The Grand Hotel, a historic hotel and coastal resort on Mackinac Island, advertises itself as having the world’s largest porch. In the 1800s, it was well known for its notable visitors, including inventor Thomas Edison, and author Mark Twain; in the 1900s it hosted five U.S. Presidents: Harry Truman, John F. Kennedy, Gerald Ford, George H.W. Bush, and Bill Clinton. It was the location for the 1980 film Somewhere in Time starring Christopher Reeve and Jane Seymour, and the hotel hosts an annual convention for fans of the film.

Jane Seymour was Queen of England from 1536 to 1537 as the third wife of King Henry VIII. She died of postnatal complications less than two weeks after the birth of her only child, a son who became King Edward VI. She was the only one of Henry’s wives to receive a queen’s funeral, and his only consort to be buried beside him in St George’s Chapel, Windsor Castle.

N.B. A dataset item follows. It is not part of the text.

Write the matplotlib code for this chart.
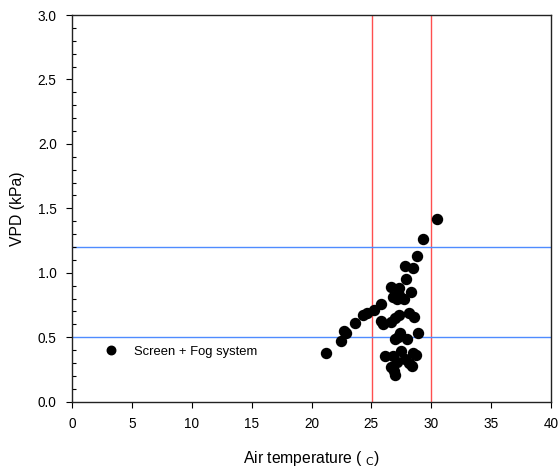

Two of Henry VIII’s wives, Anne Boleyn and Katherine Howard, are buried in the chapel of St Peter ad Vincula (“St Peter in Chains”), the Chapel of the Tower of London. Both were executed by beheading.

The chapel contains the remains of many others who were executed as traitors on Tower Hill. Many were buried with considerable informality.

The Henry Repeating Rifle, designed by Benjamin Tyler Henry (1821-1898), was a lever action repeating rifle famed for its use in the June 1876 Battle of the Little Bighorn in southeastern Montana (gMap, Google Maps). The Henry rifle also was the basis for Winchester lever action rifles such as the Winchester 1873 rifle known as “The gun that won the west.”